▶ GIVEN TASK
Find every line in the records that holds the string "script". Copy each one.

── RECORDS SHOWN

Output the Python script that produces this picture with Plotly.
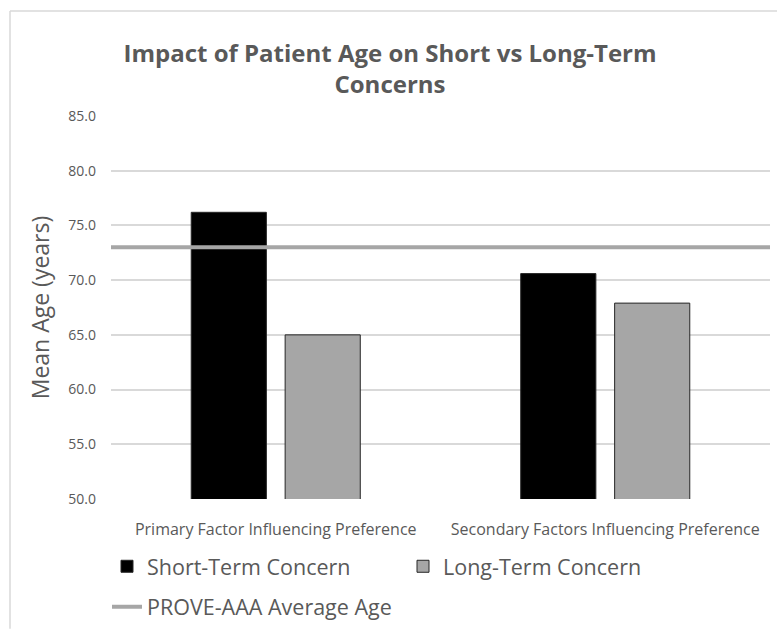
import plotly.graph_objects as go

# Data
categories = ["Primary Factor Influencing Preference", "Secondary Factors Influencing Preference"]
short_term = [76.2, 70.6]
long_term = [65.0, 67.9]
prove_avg_age = 73.0
y_ticks = [50, 55, 60, 65, 70, 75, 80, 85]

W, H = 777, 634
L, R, T, B = 111, 7, 116, 131
PW, PH = W - L - R, H - T - B

def px_x(p):
    return (p - L) / PW

def px_y(p):
    return (H - B - p) / PH

TEXT = "#595959"
FONT = "Open Sans"

fig = go.Figure()
fig.add_trace(go.Bar(
    x=categories, y=short_term, name="Short-Term Concern",
    marker=dict(color="#000000", line=dict(color="#262626", width=1)),
    legend="legend",
))
fig.add_trace(go.Bar(
    x=categories, y=long_term, name="Long-Term Concern",
    marker=dict(color="#a6a6a6", line=dict(color="#262626", width=1)),
    legend="legend",
))
fig.add_trace(go.Scatter(
    x=[0, 1], y=[prove_avg_age, prove_avg_age], xaxis="x2", mode="lines",
    name="PROVE-AAA Average Age", line=dict(color="#a6a6a6", width=4),
    legend="legend2",
))

fig.update_layout(
    width=W, height=H,
    margin=dict(l=L, r=R, t=T, b=B),
    paper_bgcolor="white", plot_bgcolor="white",
    font=dict(family=FONT, color=TEXT),
    title=dict(
        text="<b>Impact of Patient Age on Short vs Long-Term<br>Concerns</b>",
        x=390 / W, xanchor="center", y=1 - 62 / H, yanchor="top",
        font=dict(size=24, color=TEXT, family=FONT),
    ),
    barmode="group", bargap=0.43, bargroupgap=0.2,
    xaxis=dict(
        showgrid=False, showline=False, ticks="", tickfont=dict(size=16, color=TEXT),
        ticklabelstandoff=19,
    ),
    xaxis2=dict(overlaying="x", range=[0, 1], visible=False),
    yaxis=dict(
        range=[50, 85], tickvals=y_ticks, tickformat=".1f",
        showgrid=True, gridcolor="#d9d9d9", gridwidth=1.5,
        zeroline=False, showline=False, ticks="",
        tickfont=dict(size=14, color=TEXT), ticklabelstandoff=14,
        title=dict(text="Mean Age (years)", font=dict(size=23, color=TEXT), standoff=12),
    ),
    legend=dict(
        orientation="h", x=px_x(107), y=px_y(571), xanchor="left", yanchor="middle",
        entrywidth=251, entrywidthmode="pixels",
        font=dict(size=21.5, color=TEXT), bgcolor="rgba(0,0,0,0)",
    ),
    legend2=dict(
        orientation="h", x=px_x(107), y=px_y(612), xanchor="left", yanchor="middle",
        font=dict(size=21.5, color=TEXT), bgcolor="rgba(0,0,0,0)",
    ),
    showlegend=True,
)

# Chart frame: left and top edges
frame = dict(color="#d9d9d9", width=1.5)
fig.add_shape(type="line", xref="paper", yref="paper",
              x0=px_x(10), x1=px_x(W), y0=px_y(10), y1=px_y(10), line=frame)
fig.add_shape(type="line", xref="paper", yref="paper",
              x0=px_x(10), x1=px_x(10), y0=px_y(10), y1=px_y(H), line=frame)

fig.write_html("out.html")
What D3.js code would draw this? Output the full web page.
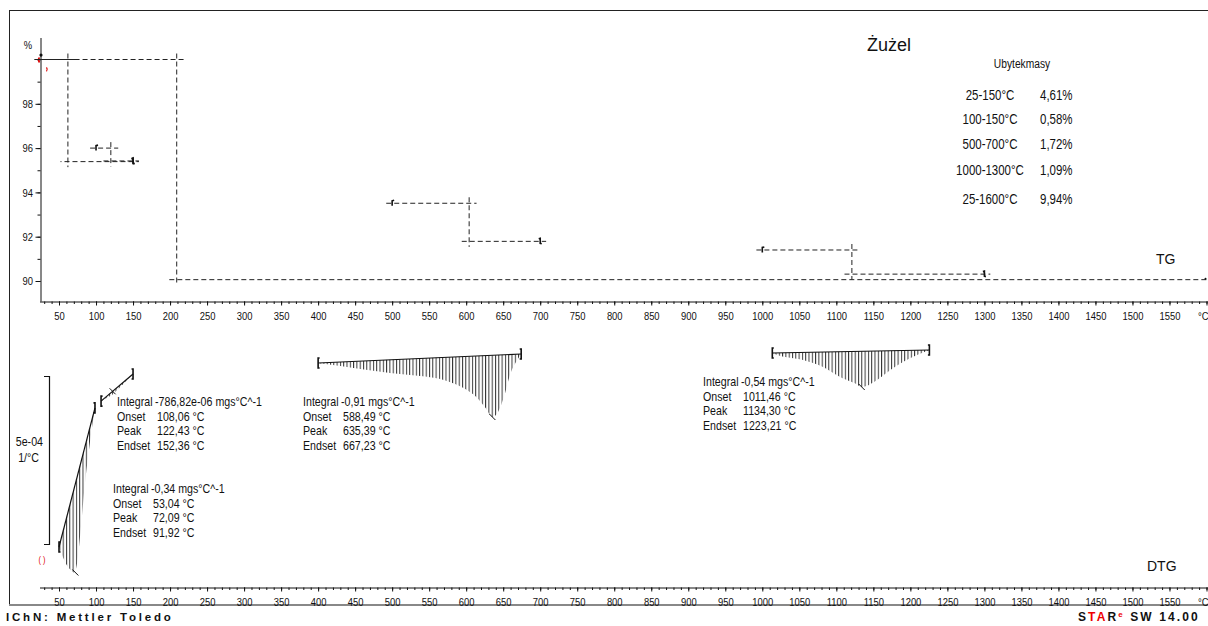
<!DOCTYPE html>
<html>
<head>
<meta charset="utf-8">
<script src="https://cdn.jsdelivr.net/npm/d3@7"></script>
<style>
  body { margin: 0; background: #fff; }
  svg { display: block; }
  text { font-family: "Liberation Sans", Arial, sans-serif; fill: #111; }
</style>
</head>
<body>
<svg id="chart" width="1208" height="626"></svg>
<script>
// ---- TG step evaluation (mass loss steps) ----
const stepStart   = [25, 100, 500, 1000, 25];
const stepEnd     = [150, 150, 700, 1300, 1600];
const stepLoss    = [4.61, 0.58, 1.72, 1.09, 9.94];
const stepLevel   = [100.0, 96.0, 93.51, 91.40, 100.0];
const stepInflect = [62, 120, 604, 1121, 209];

// ---- DTG peaks: curve samples [T, value in 1e-4 1/°C]; first/last are the baseline ends ----
const peak1Curve = [[50, -6.16], [51.4, -6.25], [55.8, -6.49], [60.4, -6.70], [66, -6.85], [70.5, -6.92],
                    [74, -6.70], [77, -6.16], [80.5, -5.36], [84.5, -4.38], [89.6, -3.42], [98.6, -2.02]];
const peak2Curve = [[106.8, -1.82], [115, -1.72], [122.4, -1.62], [135, -1.35], [150, -1.01]];
const peak3Curve = [[400, -0.685], [430, -0.774], [457, -0.863], [497, -0.982], [538, -1.071], [565, -1.161],
                    [585, -1.310], [601, -1.488], [615, -1.726], [626, -2.02], [635.4, -2.292], [643, -2.14],
                    [651, -1.70], [660, -0.982], [669, -0.595], [674.3, -0.417]];
const peak4Curve = [[1013.5, -0.387], [1020, -0.446], [1055, -0.595], [1082, -0.804], [1105, -1.101],
                    [1125, -1.290], [1134.3, -1.399], [1155, -1.190], [1173, -0.893], [1190, -0.655],
                    [1209, -0.446], [1225.7, -0.298]];
const peakCurves   = [peak1Curve, peak2Curve, peak3Curve, peak4Curve];
const peakIntegral = ["-0,34", "-786,82e-06", "-0,91", "-0,54"];
const peakOnset    = [53.04, 108.06, 588.49, 1011.46];
const peakTemp     = [72.09, 122.43, 635.39, 1134.30];
const peakEndset   = [91.92, 152.36, 667.23, 1223.21];

// ---- axes ----
const xTickValues   = d3.range(50, 1601, 50);
const xMinorValues  = d3.range(30, 1601, 10);
const tgTickValues  = [90, 92, 94, 96, 98];
const tgMinorValues = d3.range(90, 101, 1);

const NARROW = 0.82;   // horizontal squeeze for the condensed instrument font
const svg = d3.select("#chart");
const comma = v => d3.format(".2f")(v).replace(".", ",");

// condensed text helper
function ntext(px, py, size, str, anchor) {
  return svg.append("text")
    .attr("transform", `translate(${px},${py}) scale(${NARROW},1)`)
    .attr("text-anchor", anchor || "start")
    .attr("font-size", size).text(str);
}

const x = d3.scaleLinear().domain([25, 1600]).range([40.5, 1206.5]);
const yTG = d3.scaleLinear().domain([90, 100]).range([281, 59.5]);
const yDTG = d3.scaleLinear().domain([0, -10]).range([340, 676]);

// outer frame
svg.append("line").attr("x1", 9.5).attr("x2", 9.5).attr("y1", 10).attr("y2", 605).attr("stroke", "#222");
svg.append("line").attr("x1", 9).attr("x2", 1208).attr("y1", 10.5).attr("y2", 10.5).attr("stroke", "#222");
svg.append("line").attr("x1", 9).attr("x2", 1208).attr("y1", 605).attr("y2", 605).attr("stroke", "#888").attr("stroke-width", 2);

// temperature axis (same layout in both panels)
function tempAxis(yPos) {
  const g = svg.append("g").attr("transform", `translate(0,${yPos})`);
  g.call(d3.axisBottom(x).tickValues(xMinorValues).tickSize(2.5).tickFormat(""))
   .call(a => a.select(".domain").remove());
  g.selectAll("line").attr("stroke", "#111");
  const major = svg.append("g").attr("transform", `translate(0,${yPos})`)
    .call(d3.axisBottom(x).tickValues(xTickValues).tickSize(4).tickPadding(6)
      .tickFormat(d => d === 1600 ? "°C" : d));
  major.select(".domain").attr("d", `M${x(25) - 0.5},0.5H1208`).attr("stroke", "#111");
  major.selectAll("line").attr("stroke", "#111");
  major.selectAll("text").attr("font-size", 11.5).attr("fill", "#111")
    .attr("transform", `scale(${NARROW},1)`);
  major.selectAll(".tick text").filter(d => d === 1600)
    .attr("text-anchor", "start").attr("x", -9 / NARROW);
}
tempAxis(301.5);
tempAxis(587.5);

// TG y axis
const yAxisScale = yTG.copy().domain([yTG.invert(301.5), yTG.invert(38)]).range([301.5, 38]);
svg.append("g").attr("transform", "translate(40.5,0)")
  .call(d3.axisLeft(yAxisScale).tickValues(tgMinorValues).tickSize(3).tickFormat(""))
  .call(a => a.select(".domain").remove())
  .selectAll("line").attr("stroke", "#111");
const yAx = svg.append("g").attr("transform", "translate(40.5,0)")
  .call(d3.axisLeft(yAxisScale).tickValues(tgTickValues).tickSize(5).tickPadding(3));
yAx.selectAll("text").attr("font-size", 11.5).attr("fill", "#111")
  .attr("x", -7.5 / NARROW).attr("transform", `scale(${NARROW},1)`);
yAx.selectAll("line").attr("stroke", "#111");
yAx.select(".domain").attr("stroke", "#111").attr("d", "M0.5,38V301.5");
ntext(28, 49, 11.5, "%", "middle");

// curve start indicators
svg.append("circle").attr("cx", x(25) + 0.5).attr("cy", yTG(100.2)).attr("r", 1.6).attr("fill", "#111");
svg.append("path").attr("d", `M${x(25) - 1},${yTG(100) - 2} q-2,2 0,5`).attr("fill", "none").attr("stroke", "#d00").attr("stroke-width", 1.6);
svg.append("path").attr("d", `M${x(25) + 6},${yTG(99.55) - 2} q1.5,2 0,4`).attr("fill", "none").attr("stroke", "#d00").attr("stroke-width", 1.2);

// TG step lines
const stepG = svg.append("g").attr("fill", "none").attr("stroke", "#222").attr("stroke-width", 1)
  .attr("stroke-dasharray", "5,3");
stepStart.forEach((s, i) => {
  const top = stepLevel[i], bottom = stepLevel[i] - stepLoss[i], inf = stepInflect[i];
  const off = i === 0 ? 4 : 0;
  stepG.append("line").attr("x1", x(s - 8)).attr("x2", x(inf + 10))
    .attr("y1", yTG(top)).attr("y2", yTG(top)).attr("stroke-dashoffset", off);
  stepG.append("line").attr("x1", x(inf)).attr("x2", x(inf))
    .attr("y1", yTG(top + 0.27)).attr("y2", yTG(bottom - 0.25));
  stepG.append("line").attr("x1", x(inf - 10)).attr("x2", x(Math.min(stepEnd[i] + 8, 1608)))
    .attr("y1", yTG(bottom)).attr("y2", yTG(bottom)).attr("stroke-dashoffset", off);
  // step limit markers
  if (s > 25) {
    svg.append("path").attr("d", `M${x(s)},${yTG(top) + 2.5}V${yTG(top) - 2.5}l2,-0.5`)
      .attr("fill", "none").attr("stroke", "#111").attr("stroke-width", 1.6);
  }
  if (stepEnd[i] < 1600) {
    svg.append("path").attr("d", `M${x(stepEnd[i]) - 1.5},${yTG(bottom) - 2.5}l1.5,-0.5V${yTG(bottom) + 2}l1.5,0.5`)
      .attr("fill", "none").attr("stroke", "#111").attr("stroke-width", 1.6);
  } else {
    svg.append("circle").attr("cx", x(stepEnd[i]) - 1).attr("cy", yTG(bottom) - 1).attr("r", 1).attr("fill", "#111");
  }
});

// title and results table
svg.append("text").attr("x", 889).attr("y", 51).attr("text-anchor", "middle").attr("font-size", 18).text("Żużel");
ntext(1022, 68, 12.5, "Ubytekmasy", "middle");
const rowY = [99.5, 123.5, 148.5, 174.5, 203.5];
stepStart.forEach((s, i) => {
  ntext(990, rowY[i], 14, `${s}-${stepEnd[i]}°C`, "middle");
  ntext(1040, rowY[i], 14, comma(stepLoss[i]) + "%");
});
svg.append("text").attr("x", 1156).attr("y", 264).attr("font-size", 14).text("TG");
svg.append("text").attr("x", 1147).attr("y", 571).attr("font-size", 14).text("DTG");

// DTG hatched peak areas
const defs = svg.append("defs");
const pat = defs.append("pattern").attr("id", "hatch").attr("patternUnits", "userSpaceOnUse")
  .attr("width", 3.3).attr("height", 20);
pat.append("rect").attr("x", 0).attr("y", 0).attr("width", 1).attr("height", 20).attr("fill", "#333");

const peakG = svg.append("g");
peakCurves.forEach((pts, i) => {
  const a = pts[0], b = pts[pts.length - 1];
  const base = t => a[1] + (b[1] - a[1]) * (t - a[0]) / (b[0] - a[0]);
  const area = d3.area().x(d => x(d[0])).y0(d => yDTG(base(d[0]))).y1(d => yDTG(d[1])).curve(d3.curveMonotoneX);
  peakG.append("path").datum(pts).attr("d", area).attr("fill", "url(#hatch)");
  peakG.append("line").attr("x1", x(a[0])).attr("x2", x(b[0])).attr("y1", yDTG(a[1])).attr("y2", yDTG(b[1]))
    .attr("stroke", "#111").attr("stroke-width", 1.2);
  [a, b].forEach((p, k) => {
    const px = x(p[0]), py = yDTG(p[1]);
    const dir = k === 0 ? 1.5 : -1.5;
    peakG.append("path").attr("d", `M${px + dir},${py - 5}H${px}V${py + 5}H${px + dir}`)
      .attr("fill", "none").attr("stroke", "#111").attr("stroke-width", 1.6);
  });
  // peak marker
  const pk = pts.reduce((m, d) => d[1] < m[1] ? d : m, pts[0]);
  const px = x(peakTemp[i]), py = yDTG(i === 1 ? base(peakTemp[i]) : pk[1]);
  peakG.append("path").attr("d", `M${px - 3},${py - 3}L${px + 3},${py + 3}`)
    .attr("stroke", "#111").attr("stroke-width", 1);
});

// DTG curve start indicator
ntext(42, 563, 9, "( )", "middle").style("fill", "#d00");

// DTG scale bar
const barTop = 376;
const barBot = barTop + (yDTG(-5) - yDTG(0));
svg.append("path").attr("d", `M44,${barTop + 0.5}H49.5V${barBot + 0.5}H44`).attr("fill", "none")
  .attr("stroke", "#111").attr("stroke-width", 1.2);
ntext(43, 446, 13, "5e-04", "end");
ntext(39, 462, 13, "1/°C", "end");

// peak evaluation labels
const labelPos = [[113, 493], [117, 406], [303, 406], [703, 386]];
peakIntegral.forEach((v, i) => {
  const [lx, ly] = labelPos[i];
  const rows = [["Integral", `${v} mgs°C^-1`], ["Onset", `${comma(peakOnset[i])} °C`],
                ["Peak", `${comma(peakTemp[i])} °C`], ["Endset", `${comma(peakEndset[i])} °C`]];
  rows.forEach((r, k) => {
    ntext(lx, ly + k * 14.6, 13, r[0]);
    ntext(lx + (k === 0 ? 38 : 40), ly + k * 14.6, 13, r[1]);
  });
});

// footer
svg.append("text").attr("x", 6).attr("y", 621).attr("font-size", 11.5)
  .attr("font-weight", "bold").attr("letter-spacing", 2.8).text("IChN: Mettler Toledo");
const star = svg.append("text").attr("x", 1078).attr("y", 621).attr("font-size", 12)
  .attr("font-weight", "bold").attr("letter-spacing", 2.1);
[["S", "#111"], ["T", "#e00"], ["A", "#e00"], ["R", "#111"]].forEach(([c, col]) =>
  star.append("tspan").style("fill", col).text(c));
star.append("tspan").style("fill", "#e00").attr("font-size", 8).attr("dy", -4).text("e");
star.append("tspan").style("fill", "#111").attr("dy", 4).text(" SW 14.00");
</script>
</body>
</html>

────

▶ THE SOLUTION
Output the Python script that produces this picture with Plotly.
<script src="https://cdn.jsdelivr.net/npm/d3@7"></script>
<script>
</script>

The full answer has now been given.